- [WORK INSTRUCTIONS]
Which lines hold the word "chart"? Copy each of them from the material.

- [INPUT FOR THIS TASK]
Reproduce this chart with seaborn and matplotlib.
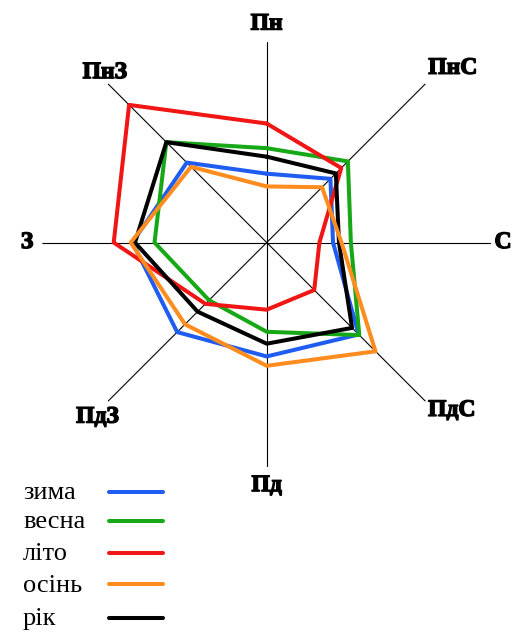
import numpy as np
import pandas as pd
import matplotlib
matplotlib.use("Agg")
import matplotlib.pyplot as plt
import matplotlib.patheffects as pe
from matplotlib.lines import Line2D
import seaborn as sns

sns.set_style("white")
plt.rcParams['font.family'] = ['Liberation Serif', 'DejaVu Serif']
plt.rcParams['text.color'] = 'black'

# wind directions, clockwise from north
directions = ["Пн", "ПнС", "С", "ПдС", "Пд", "ПдЗ", "З", "ПнЗ"]
seasons = ["зима", "весна", "літо", "осінь", "рік"]

# repeatability of winds, %
zyma = [8.1, 10.6, 7.8, 15.3, 13.4, 14.9, 15.8, 13.3]
vesna = [11.1, 13.5, 9.9, 15.4, 10.5, 9.6, 13.2, 16.7]
lito = [14.0, 12.4, 6.2, 7.9, 7.9, 10.2, 18.0, 22.9]
osin = [6.6, 9.2, 8.8, 18.1, 14.5, 13.6, 16.0, 12.6]
rik = [10.1, 11.5, 8.5, 14.2, 11.9, 11.5, 15.5, 16.7]

colors = {"зима": "#1f5cf2", "весна": "#17a817", "літо": "#f01616",
          "осінь": "#ff8c1e", "рік": "#000000"}

values = {"зима": zyma, "весна": vesna, "літо": lito, "осінь": osin, "рік": rik}

angles = np.arange(len(directions)) * 2 * np.pi / len(directions)

rows = []
for s in seasons:
    vals = values[s] + values[s][:1]
    th = list(angles) + [2 * np.pi]
    for t, v in zip(th, vals):
        rows.append({"season": s, "theta": t, "r": v})
df = pd.DataFrame(rows)

R = 26.4
fig = plt.figure(figsize=(5.31, 6.36), dpi=100)
ax = fig.add_axes([0.0797, 0.2658, 0.8452, 0.7057], projection="polar")
ax.set_theta_zero_location("N")
ax.set_theta_direction(-1)

# spokes
spoke_len = [23.6, R, R, R, R, R, R, R]
for a, L in zip(angles, spoke_len):
    ax.plot([a, a], [0, L], color="black", lw=0.8, zorder=1)

draw_order = ["зима", "весна", "літо", "рік", "осінь"]
sns.lineplot(data=df, x="theta", y="r", hue="season", hue_order=draw_order,
             palette=colors, sort=False, estimator=None, lw=2.9,
             legend=False, ax=ax, zorder=2)

ax.set_ylim(0, R)
ax.axis("off")

# direction labels
lab_ang = [0, 46.9, 90, 132.2, 180, 224.1, 270, 316.4]
lab_r = [25.7, 30.0, 27.8, 29.4, 28.6, 28.6, 28.2, 27.6]
heavy = [pe.withStroke(linewidth=1.0, foreground="black")]
for name, a, r in zip(directions, lab_ang, lab_r):
    ax.text(np.deg2rad(a), r, name, ha="center", va="center", color="black",
            fontsize=17, fontweight="bold", clip_on=False, path_effects=heavy)

# legend drawn by hand: label on the left, line sample on the right
W, H = 531, 636
leg_y = [491.7, 521.0, 553.0, 584.0, 617.5]
for s, y in zip(seasons, leg_y):
    fig.text(23 / W, 1 - (y + 7.5) / H, s, ha="left", va="baseline",
             fontsize=19, color="black")
    fig.add_artist(Line2D([109 / W, 163 / W], [1 - y / H, 1 - y / H],
                          color=colors[s], lw=2.9, solid_capstyle="round"))

fig.savefig("out.png", dpi=100)
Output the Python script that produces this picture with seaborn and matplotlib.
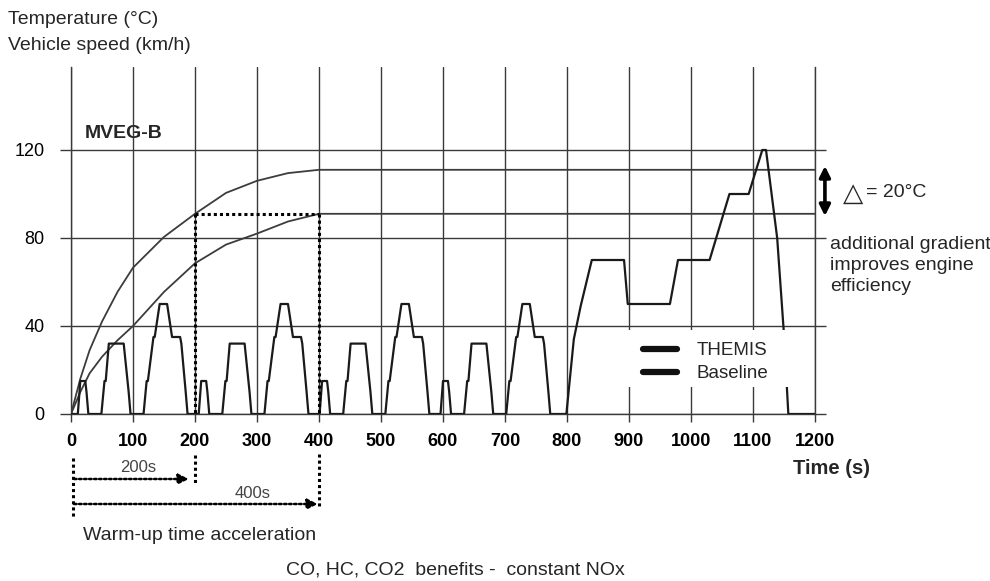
import matplotlib
matplotlib.use('Agg')
import matplotlib.pyplot as plt
from matplotlib.lines import Line2D
from matplotlib.patches import Rectangle
import seaborn as sns
import pandas as pd

# ---------------- data ----------------
speed_time = [0, 11, 15, 23, 25, 28, 49, 54, 56, 61, 85, 93, 96, 117, 122, 124, 133, 135, 143, 155, 163, 176, 178, 185, 188,
              206, 210, 218, 220, 223, 244, 249, 251, 256, 280, 288, 291, 312, 317, 319, 328, 330, 338, 350, 358, 371, 373, 380, 383,
              401, 405, 413, 415, 418, 439, 444, 446, 451, 475, 483, 486, 507, 512, 514, 523, 525, 533, 545, 553, 566, 568, 575, 578,
              596, 600, 608, 610, 613, 634, 639, 641, 646, 670, 678, 681, 702, 707, 709, 718, 720, 728, 740, 748, 761, 763, 770, 773,
              799, 811, 822, 840, 892, 898, 966, 979, 1030, 1062, 1093, 1115, 1121, 1139, 1150, 1157, 1200]
speed_kmh = [0, 0, 15, 15, 10, 0, 0, 15, 15, 32, 32, 10, 0, 0, 15, 15, 35, 35, 50, 50, 35, 35, 32, 10, 0,
             0, 15, 15, 10, 0, 0, 15, 15, 32, 32, 10, 0, 0, 15, 15, 35, 35, 50, 50, 35, 35, 32, 10, 0,
             0, 15, 15, 10, 0, 0, 15, 15, 32, 32, 10, 0, 0, 15, 15, 35, 35, 50, 50, 35, 35, 32, 10, 0,
             0, 15, 15, 10, 0, 0, 15, 15, 32, 32, 10, 0, 0, 15, 15, 35, 35, 50, 50, 35, 35, 32, 10, 0,
             0, 34, 49, 70, 70, 50, 50, 70, 70, 100, 100, 120, 120, 80, 36, 0, 0]

temp_time = [0, 15, 30, 50, 75, 100, 150, 200, 250, 300, 350, 400, 1200]
temp_themis = [0, 16, 29, 42, 55.5, 66.5, 80.5, 91, 100.5, 106, 109.5, 111, 111]
temp_baseline = [0, 10, 18.5, 26, 33.5, 40, 55.5, 68.5, 77, 82, 87.5, 91, 91]

x_ticks = [0, 100, 200, 300, 400, 500, 600, 700, 800, 900, 1000, 1100, 1200]
y_ticks = [0, 40, 80, 120]
legend_labels = ['THEMIS', 'Baseline']

# ---------------- style ----------------
sns.set_theme(style='white')
plt.rcParams['font.family'] = ['Liberation Sans', 'DejaVu Sans']

GRID = '#3a3a3a'
FS = 14
W, H = 990, 581
X0, X1, Y0, Y1 = 71, 815, 414, 67
PX_PER_Y = 2.2

fig = plt.figure(figsize=(W / 100, H / 100), dpi=100)
ax = fig.add_axes([X0 / W, 1 - Y0 / H, (X1 - X0) / W, (Y0 - Y1) / H])
ax.set_xlim(0, 1200)
ax.set_ylim(0, (Y0 - Y1) / PX_PER_Y)


def fx(px):
    return px / W


def fy(py):
    return 1 - py / H


def ydat(py):
    return (Y0 - py) / PX_PER_Y


# grid
ax.set_xticks(x_ticks)
ax.set_yticks(y_ticks)
ax.grid(True, color=GRID, lw=1.0)
for side in ['left', 'right', 'bottom']:
    ax.spines[side].set_color(GRID)
    ax.spines[side].set_linewidth(1.0)
ax.spines['top'].set_visible(False)

ax.tick_params(axis='x', bottom=True, direction='out', length=6, width=1, color=GRID,
               pad=8, labelsize=13, labelcolor='black')
ax.tick_params(axis='y', left=True, right=True, direction='out', length=8, width=1, color=GRID,
               pad=11, labelsize=13, labelcolor='black')
ax.set_xticklabels([str(v) for v in x_ticks])
for lbl in ax.get_xticklabels():
    lbl.set_fontweight('bold')

# curves
df_speed = pd.DataFrame({'t': speed_time, 'v': speed_kmh})
df_temp = pd.DataFrame({'t': temp_time, 'themis': temp_themis, 'base': temp_baseline})
sns.lineplot(data=df_temp, x='t', y='themis', ax=ax, color='#3c3c3c', lw=1.3, estimator=None, zorder=3)
sns.lineplot(data=df_temp, x='t', y='base', ax=ax, color='#3c3c3c', lw=1.3, estimator=None, zorder=3)
sns.lineplot(data=df_speed, x='t', y='v', ax=ax, color='#1a1a1a', lw=1.6, estimator=None, zorder=3)
ax.set_xlabel('')
ax.set_ylabel('')

# dotted warm-up guides
DOT = dict(color='black', lw=2.2, linestyle=(0, (1, 1)), zorder=4)
ax.plot([200, 200], [temp_themis[7], 0], **DOT)
ax.plot([400, 400], [temp_baseline[11], 0], **DOT)
ax.plot([200, 400], [temp_themis[7], temp_baseline[11]], **DOT)
ax.plot([200, 200], [ydat(455), ydat(484)], clip_on=False, **DOT)
ax.plot([400, 400], [ydat(454), ydat(508)], clip_on=False, **DOT)
ax.plot([4, 4], [ydat(458), ydat(518)], clip_on=False, **DOT)

ARW = dict(arrowstyle='-|>', linestyle=(0, (1, 1)), lw=1.8, color='black',
           mutation_scale=15, shrinkA=0, shrinkB=0)
ax.annotate('', xy=(190, ydat(479)), xytext=(5, ydat(479)), arrowprops=ARW, annotation_clip=False)
ax.annotate('', xy=(398, ydat(504)), xytext=(5, ydat(504)), arrowprops=ARW, annotation_clip=False)
fig.text(fx(138), fy(468), '200s', ha='center', va='center', fontsize=12, color='#444444')
fig.text(fx(253), fy(494), '400s', ha='center', va='center', fontsize=12, color='#444444')

# delta arrow
ax.annotate('', xy=(1216, ydat(166)), xytext=(1216, ydat(216)),
            arrowprops=dict(arrowstyle='<|-|>', lw=2.6, color='black', mutation_scale=16,
                            shrinkA=0, shrinkB=0), annotation_clip=False)
fig.text(fx(843), fy(194), '\u25B3', ha='left', va='center', fontsize=19, family=['DejaVu Sans'])
fig.text(fx(866), fy(193), '= 20°C', ha='left', va='center', fontsize=FS)
fig.text(fx(830), fy(236), 'additional gradient\nimproves engine\nefficiency', ha='left', va='top',
         fontsize=FS, linespacing=1.3)

# legend (white patch hides the lines behind it)
ax.add_patch(Rectangle((fx(612), fy(387)), fx(805) - fx(612), fy(330) - fy(387),
                       transform=fig.transFigure, facecolor='white', edgecolor='none', zorder=5))
handles = [Line2D([0], [0], color='#111111', lw=4.5) for _ in legend_labels]
leg = ax.legend(handles, legend_labels, loc='upper left', bbox_to_anchor=(fx(632), fy(331)),
                bbox_transform=fig.transFigure, frameon=False,
                fontsize=13.5, handlelength=1.8, handletextpad=1.05,
                labelspacing=0.3, borderpad=0.6, borderaxespad=0)
leg.set_zorder(6)

# texts
fig.text(fx(8), fy(20), 'Temperature (°C)', ha='left', va='center', fontsize=FS)
fig.text(fx(8), fy(45), 'Vehicle speed (km/h)', ha='left', va='center', fontsize=FS)
ax.text(22, ydat(133), 'MVEG-B', ha='left', va='center', fontsize=FS, fontweight='bold')
fig.text(fx(793), fy(468), 'Time (s)', ha='left', va='center', fontsize=14.5, fontweight='bold')
fig.text(fx(83), fy(535), 'Warm-up time acceleration', ha='left', va='center', fontsize=FS)
fig.text(fx(286), fy(570), 'CO, HC, CO2  benefits -  constant NOx', ha='left', va='center', fontsize=FS)

fig.savefig('out.png', dpi=100)
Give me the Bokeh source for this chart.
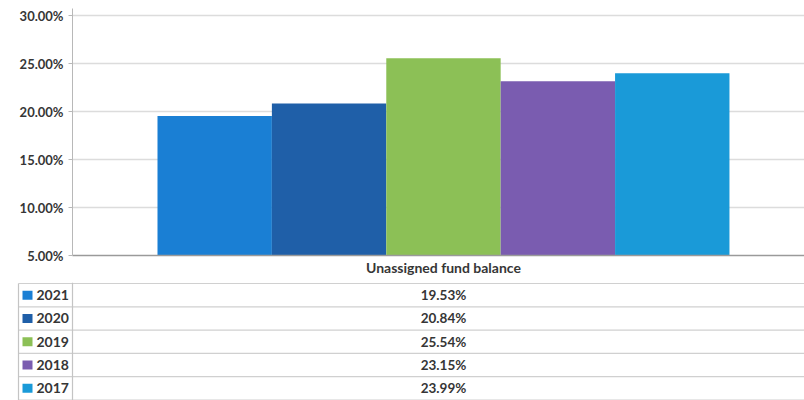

- [WORKED SOLUTION]
Reproduce this chart with seaborn and matplotlib.
Give me the Bokeh source for this chart.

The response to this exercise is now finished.